What this task involves: Reproduce, exactly and in full, only the lines below from the one containing "The picture is" through the one containing "bin_edges = np.arange(-1.5, 4.51, 0.25)".

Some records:
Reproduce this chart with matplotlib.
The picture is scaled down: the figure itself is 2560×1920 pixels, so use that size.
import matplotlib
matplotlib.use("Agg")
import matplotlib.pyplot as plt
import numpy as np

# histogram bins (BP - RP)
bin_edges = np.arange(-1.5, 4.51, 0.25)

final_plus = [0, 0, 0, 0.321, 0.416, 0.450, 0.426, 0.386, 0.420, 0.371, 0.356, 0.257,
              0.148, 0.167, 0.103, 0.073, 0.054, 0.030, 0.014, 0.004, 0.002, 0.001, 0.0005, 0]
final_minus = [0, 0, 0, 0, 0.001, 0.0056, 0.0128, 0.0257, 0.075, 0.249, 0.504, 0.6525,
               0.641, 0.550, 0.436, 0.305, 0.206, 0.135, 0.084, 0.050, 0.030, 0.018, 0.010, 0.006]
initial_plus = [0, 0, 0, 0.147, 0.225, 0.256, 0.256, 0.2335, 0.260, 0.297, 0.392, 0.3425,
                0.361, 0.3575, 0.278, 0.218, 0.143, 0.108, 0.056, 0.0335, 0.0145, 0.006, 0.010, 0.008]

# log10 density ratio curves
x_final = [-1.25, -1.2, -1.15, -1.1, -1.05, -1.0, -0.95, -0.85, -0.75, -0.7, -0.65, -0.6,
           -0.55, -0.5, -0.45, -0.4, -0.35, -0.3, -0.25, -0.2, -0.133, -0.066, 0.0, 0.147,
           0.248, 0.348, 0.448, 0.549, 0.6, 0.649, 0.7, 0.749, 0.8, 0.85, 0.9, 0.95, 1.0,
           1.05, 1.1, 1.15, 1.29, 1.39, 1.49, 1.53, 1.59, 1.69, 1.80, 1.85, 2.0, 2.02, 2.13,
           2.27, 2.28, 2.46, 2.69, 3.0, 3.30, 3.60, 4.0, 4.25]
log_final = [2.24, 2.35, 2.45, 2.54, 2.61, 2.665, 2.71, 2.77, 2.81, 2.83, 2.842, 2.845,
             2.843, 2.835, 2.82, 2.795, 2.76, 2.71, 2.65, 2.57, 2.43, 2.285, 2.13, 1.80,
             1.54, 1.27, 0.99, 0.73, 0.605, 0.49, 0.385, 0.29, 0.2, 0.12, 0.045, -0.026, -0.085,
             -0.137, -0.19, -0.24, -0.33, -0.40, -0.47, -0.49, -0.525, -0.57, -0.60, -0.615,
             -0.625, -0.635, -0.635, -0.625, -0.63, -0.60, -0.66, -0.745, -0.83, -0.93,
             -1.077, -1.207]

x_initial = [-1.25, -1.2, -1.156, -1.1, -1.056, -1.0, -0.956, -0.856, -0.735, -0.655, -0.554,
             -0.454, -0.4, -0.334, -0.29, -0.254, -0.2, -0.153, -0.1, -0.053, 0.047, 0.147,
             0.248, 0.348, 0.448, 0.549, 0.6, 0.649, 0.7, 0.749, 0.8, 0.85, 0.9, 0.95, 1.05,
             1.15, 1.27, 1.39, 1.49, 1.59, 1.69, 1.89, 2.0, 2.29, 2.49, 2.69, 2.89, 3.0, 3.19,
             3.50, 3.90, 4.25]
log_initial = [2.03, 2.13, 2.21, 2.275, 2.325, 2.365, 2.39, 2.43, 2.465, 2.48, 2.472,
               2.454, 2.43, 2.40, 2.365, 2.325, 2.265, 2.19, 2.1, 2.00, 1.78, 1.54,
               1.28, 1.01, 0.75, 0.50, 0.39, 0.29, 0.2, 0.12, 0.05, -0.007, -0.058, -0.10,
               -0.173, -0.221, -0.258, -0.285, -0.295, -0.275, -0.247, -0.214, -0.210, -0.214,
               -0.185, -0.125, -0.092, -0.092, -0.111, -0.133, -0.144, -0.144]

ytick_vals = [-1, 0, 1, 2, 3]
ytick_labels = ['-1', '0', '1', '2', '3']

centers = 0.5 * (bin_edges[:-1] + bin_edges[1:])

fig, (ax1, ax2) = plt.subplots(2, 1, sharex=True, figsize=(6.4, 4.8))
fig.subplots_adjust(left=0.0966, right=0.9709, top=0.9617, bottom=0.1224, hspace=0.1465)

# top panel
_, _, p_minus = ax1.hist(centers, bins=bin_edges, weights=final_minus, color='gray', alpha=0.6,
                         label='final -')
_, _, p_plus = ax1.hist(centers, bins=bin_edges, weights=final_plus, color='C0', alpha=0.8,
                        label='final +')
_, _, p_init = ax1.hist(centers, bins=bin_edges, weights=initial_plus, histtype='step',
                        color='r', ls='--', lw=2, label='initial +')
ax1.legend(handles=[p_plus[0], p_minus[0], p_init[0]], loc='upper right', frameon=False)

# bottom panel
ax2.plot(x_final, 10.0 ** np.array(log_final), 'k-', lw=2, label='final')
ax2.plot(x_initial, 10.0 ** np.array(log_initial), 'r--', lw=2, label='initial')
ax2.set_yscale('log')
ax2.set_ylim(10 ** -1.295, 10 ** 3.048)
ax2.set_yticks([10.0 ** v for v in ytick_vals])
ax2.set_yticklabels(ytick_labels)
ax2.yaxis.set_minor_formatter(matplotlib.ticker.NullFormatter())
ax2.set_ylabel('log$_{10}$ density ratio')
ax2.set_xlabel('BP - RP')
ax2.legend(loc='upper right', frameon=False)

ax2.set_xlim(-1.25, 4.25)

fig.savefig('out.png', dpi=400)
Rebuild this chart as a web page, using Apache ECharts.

Reply to the task:
The picture is scaled down: the figure itself is 2560×1920 pixels, so use that size.
import matplotlib
matplotlib.use("Agg")
import matplotlib.pyplot as plt
import numpy as np

# histogram bins (BP - RP)
bin_edges = np.arange(-1.5, 4.51, 0.25)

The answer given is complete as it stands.